===== DATASET EXCERPT

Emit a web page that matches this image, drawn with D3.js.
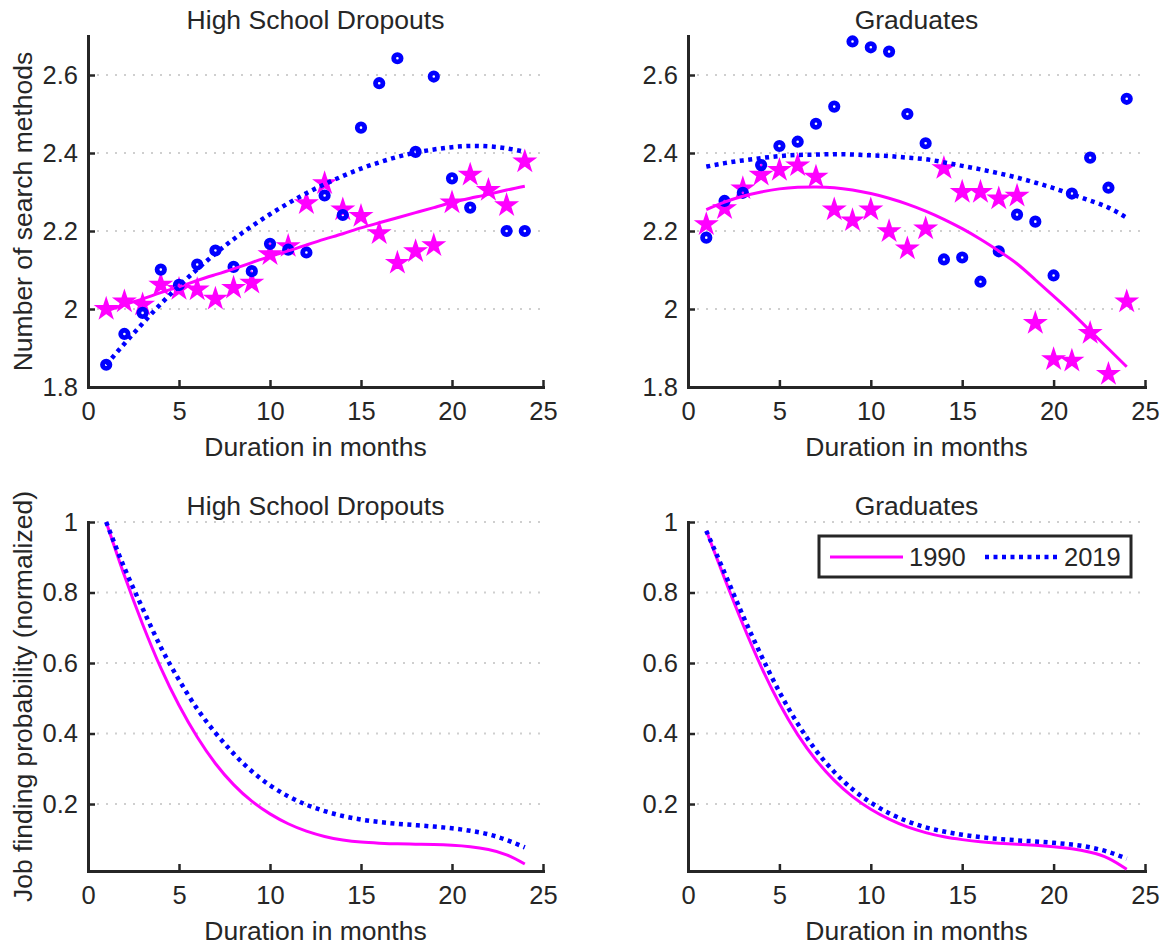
<!DOCTYPE html>
<html>
<head>
<meta charset="utf-8">
<script src="https://cdn.jsdelivr.net/npm/d3@7"></script>
<style>
  body { margin: 0; background: #fff; }
  text { font-family: "Liberation Sans", Arial, Helvetica, sans-serif; fill: #262626; }
</style>
</head>
<body>
<div id="container"></div>
<script>
let w = 1168;
let h = 949;

// months on the x axis
let months = [1,2,3,4,5,6,7,8,9,10,11,12,13,14,15,16,17,18,19,20,21,22,23,24];
let xTicks = [0,5,10,15,20,25];
let searchTicks = [1.8,2,2.2,2.4,2.6];
let jobTicks = [0.2,0.4,0.6,0.8,1];
let years = ["1990","2019"];

// number of search methods, high school dropouts
let dropStars1990 = [2.000,2.019,2.011,2.062,2.051,2.050,2.026,2.054,2.067,2.140,2.161,2.271,
                     2.322,2.255,2.238,2.194,2.118,2.148,2.163,2.273,2.344,2.305,2.266,2.378];
let dropCircles2019 = [1.857,1.936,1.990,2.101,2.062,2.114,2.150,2.108,2.097,2.167,2.152,2.145,
                       2.291,2.241,2.465,2.579,2.643,2.403,2.596,2.335,2.260,null,2.200,2.200];
let dropFit1990 = [1.995,2.011,2.026,2.042,2.057,2.073,2.088,2.103,2.119,2.135,2.149,2.164,
                   2.179,2.193,2.208,2.221,2.234,2.247,2.260,2.273,2.284,2.294,2.305,2.315];
let dropFit2019 = [1.857,1.911,1.963,2.013,2.059,2.102,2.142,2.179,2.212,2.243,2.271,2.297,
                   2.320,2.341,2.360,2.376,2.390,2.401,2.409,2.415,2.418,2.417,2.412,2.403];

// number of search methods, graduates
let gradStars1990 = [2.217,2.258,2.309,2.344,2.356,2.368,2.339,2.255,2.227,2.255,2.199,2.155,
                     2.206,2.361,2.300,2.300,2.283,2.290,1.964,1.871,1.867,1.938,1.833,2.019];
let gradCircles2019 = [2.183,2.277,2.298,2.369,2.418,2.429,2.475,2.519,2.686,2.671,2.660,2.500,
                       2.425,2.127,2.132,2.070,2.148,2.242,2.224,2.086,2.296,2.388,2.311,2.539];
let gradFit1990 = [2.255,2.274,2.289,2.300,2.308,2.312,2.313,2.311,2.305,2.296,2.284,2.269,
                   2.251,2.230,2.206,2.179,2.149,2.116,2.075,2.033,1.990,1.944,1.898,1.852];
let gradFit2019 = [2.365,2.374,2.381,2.387,2.392,2.395,2.396,2.397,2.396,2.394,2.392,2.388,
                   2.384,2.376,2.367,2.358,2.348,2.337,2.324,2.310,2.294,2.278,2.260,2.234];

// job finding probability (normalized)
let dropJob1990 = [1.000,0.848,0.710,0.586,0.480,0.390,0.315,0.255,0.208,0.172,0.144,0.123,
                   0.108,0.098,0.092,0.089,0.087,0.086,0.085,0.083,0.079,0.071,0.056,0.030];
let dropJob2019 = [1.000,0.870,0.755,0.645,0.552,0.470,0.402,0.343,0.293,0.253,0.222,0.198,
                   0.180,0.166,0.156,0.149,0.144,0.140,0.136,0.131,0.124,0.114,0.098,0.077];
let gradJob1990 = [0.975,0.840,0.710,0.590,0.485,0.397,0.325,0.267,0.221,0.185,0.157,0.135,
                   0.119,0.107,0.099,0.093,0.089,0.086,0.083,0.079,0.073,0.063,0.046,0.015];
let gradJob2019 = [0.975,0.856,0.735,0.622,0.518,0.428,0.352,0.291,0.242,0.204,0.174,0.151,
                   0.134,0.122,0.113,0.106,0.101,0.097,0.094,0.090,0.085,0.077,0.064,0.045];

let magenta = "#ff00ff";
let blue = "#0000ff";
let axisColor = "#262626";

let viz = d3.select("#container")
  .append("svg")
    .attr("width", w)
    .attr("height", h)
    .style("background-color", "white");

function fmt(d){
  return String(+d.toFixed(1));
}

function drawPanel(p){
  let xScale = d3.scaleLinear().domain([0,25]).range([p.left, p.right]);
  let yScale = d3.scaleLinear().domain(p.yDomain).range([p.bottom, p.top]);
  let g = viz.append("g");

  // dotted horizontal grid
  g.selectAll(".grid").data(p.yTicks.filter(function(t){ return t > p.yDomain[0] + 0.05; }))
    .enter().append("line")
      .attr("x1", p.left).attr("x2", p.right + 2)
      .attr("y1", function(d){ return yScale(d); })
      .attr("y2", function(d){ return yScale(d); })
      .attr("stroke", "#cfcfcf")
      .attr("stroke-width", 2)
      .attr("stroke-dasharray", "2,7");

  // x axis
  let xAxis = d3.axisBottom(xScale).tickValues(xTicks).tickSizeInner(-7).tickSizeOuter(0).tickPadding(15);
  let xg = g.append("g").attr("transform", "translate(0," + p.bottom + ")").call(xAxis);
  // y axis
  let yAxis = d3.axisLeft(yScale).tickValues(p.yTicks).tickFormat(fmt).tickSizeInner(-7).tickSizeOuter(0).tickPadding(10);
  let yg = g.append("g").attr("transform", "translate(" + p.left + ",0)").call(yAxis);

  [xg, yg].forEach(function(a){
    a.select(".domain").attr("stroke", axisColor).attr("stroke-width", 3).attr("stroke-linecap", "square");
    a.selectAll(".tick line").attr("stroke", axisColor).attr("stroke-width", 2.5);
    a.selectAll(".tick text").attr("fill", axisColor).style("font-size", "25.5px")
      .style("font-family", "'Liberation Sans', Arial, sans-serif");
  });

  // title and labels
  g.append("text").attr("x", (p.left + p.right) / 2).attr("y", p.top - 7)
    .attr("text-anchor", "middle").style("font-size", "26.5px").text(p.title);
  g.append("text").attr("x", (p.left + p.right) / 2).attr("y", p.bottom + 69)
    .attr("text-anchor", "middle").style("font-size", "26.5px").text("Duration in months");
  if(p.ylabel){
    g.append("text")
      .attr("transform", "translate(32," + (p.top + p.bottom) / 2 + ") rotate(-90)")
      .attr("text-anchor", "middle").style("font-size", "26.5px").text(p.ylabel);
  }

  // scatter points
  if(p.stars){
    g.selectAll(".star").data(p.stars.map(function(v, i){ return {x: months[i], y: v}; }))
      .enter().append("path")
        .attr("d", d3.symbol(d3.symbolStar).size(125))
        .attr("transform", function(d){ return "translate(" + xScale(d.x) + "," + yScale(d.y) + ")"; })
        .attr("fill", magenta)
        .attr("stroke", magenta)
        .attr("stroke-width", 1.6)
        .attr("stroke-linejoin", "miter");
  }
  if(p.circles){
    g.selectAll(".circ").data(p.circles.map(function(v, i){ return {x: months[i], y: v}; })
        .filter(function(d){ return d.y != null; }))
      .enter().append("circle")
        .attr("cx", function(d){ return xScale(d.x); })
        .attr("cy", function(d){ return yScale(d.y); })
        .attr("r", 3.7)
        .attr("fill", "none")
        .attr("stroke", blue)
        .attr("stroke-width", 4.8);
  }

  let line = d3.line()
    .x(function(d, i){ return xScale(months[i]); })
    .y(function(d){ return yScale(d); })
    .curve(d3.curveNatural);

  g.append("path").datum(p.line1990).attr("d", line)
    .attr("fill", "none").attr("stroke", magenta).attr("stroke-width", 3);
  g.append("path").datum(p.line2019).attr("d", line)
    .attr("fill", "none").attr("stroke", blue).attr("stroke-width", 4.5)
    .attr("stroke-dasharray", "4,4.5");
}

let topY = 36, topB = 387, botY = 522, botB = 871;
let leftL = 88, leftR = 543, rightL = 688, rightR = 1145;

drawPanel({left: leftL, right: leftR, top: topY, bottom: topB, yDomain: [1.8, 2.7], yTicks: searchTicks,
  title: "High School Dropouts", ylabel: "Number of search methods",
  stars: dropStars1990, circles: dropCircles2019, line1990: dropFit1990, line2019: dropFit2019});
drawPanel({left: rightL, right: rightR, top: topY, bottom: topB, yDomain: [1.8, 2.7], yTicks: searchTicks,
  title: "Graduates", ylabel: null,
  stars: gradStars1990, circles: gradCircles2019, line1990: gradFit1990, line2019: gradFit2019});
drawPanel({left: leftL, right: leftR, top: botY, bottom: botB, yDomain: [0.01, 1], yTicks: jobTicks,
  title: "High School Dropouts", ylabel: "Job finding probability (normalized)",
  line1990: dropJob1990, line2019: dropJob2019});
drawPanel({left: rightL, right: rightR, top: botY, bottom: botB, yDomain: [0.01, 1], yTicks: jobTicks,
  title: "Graduates", ylabel: null,
  line1990: gradJob1990, line2019: gradJob2019});

// legend in the lower right panel
let legend = viz.append("g").attr("class", "legend");
legend.append("rect").attr("x", 819).attr("y", 536).attr("width", 312).attr("height", 41)
  .attr("fill", "white").attr("stroke", axisColor).attr("stroke-width", 3);
let legendItems = [
  {label: years[0], color: magenta, dash: null, width: 3, x: 830},
  {label: years[1], color: blue, dash: "4,4.5", width: 4.5, x: 985}
];
legendItems.forEach(function(item){
  legend.append("line").attr("x1", item.x).attr("x2", item.x + 73).attr("y1", 557).attr("y2", 557)
    .attr("stroke", item.color).attr("stroke-width", item.width)
    .attr("stroke-dasharray", item.dash);
  legend.append("text").attr("x", item.x + 79).attr("y", 566).style("font-size", "25.5px").text(item.label);
});
</script>
</body>
</html>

==========

WHAT THE TASK REQUIRES
From the first line above down to the line with "let h = 949;", reproduce every line and no others, omitting pictures.

RESULT BELOW
Emit a web page that matches this image, drawn with D3.js.
<!DOCTYPE html>
<html>
<head>
<meta charset="utf-8">
<script src="https://cdn.jsdelivr.net/npm/d3@7"></script>
<style>
  body { margin: 0; background: #fff; }
  text { font-family: "Liberation Sans", Arial, Helvetica, sans-serif; fill: #262626; }
</style>
</head>
<body>
<div id="container"></div>
<script>
let w = 1168;
let h = 949;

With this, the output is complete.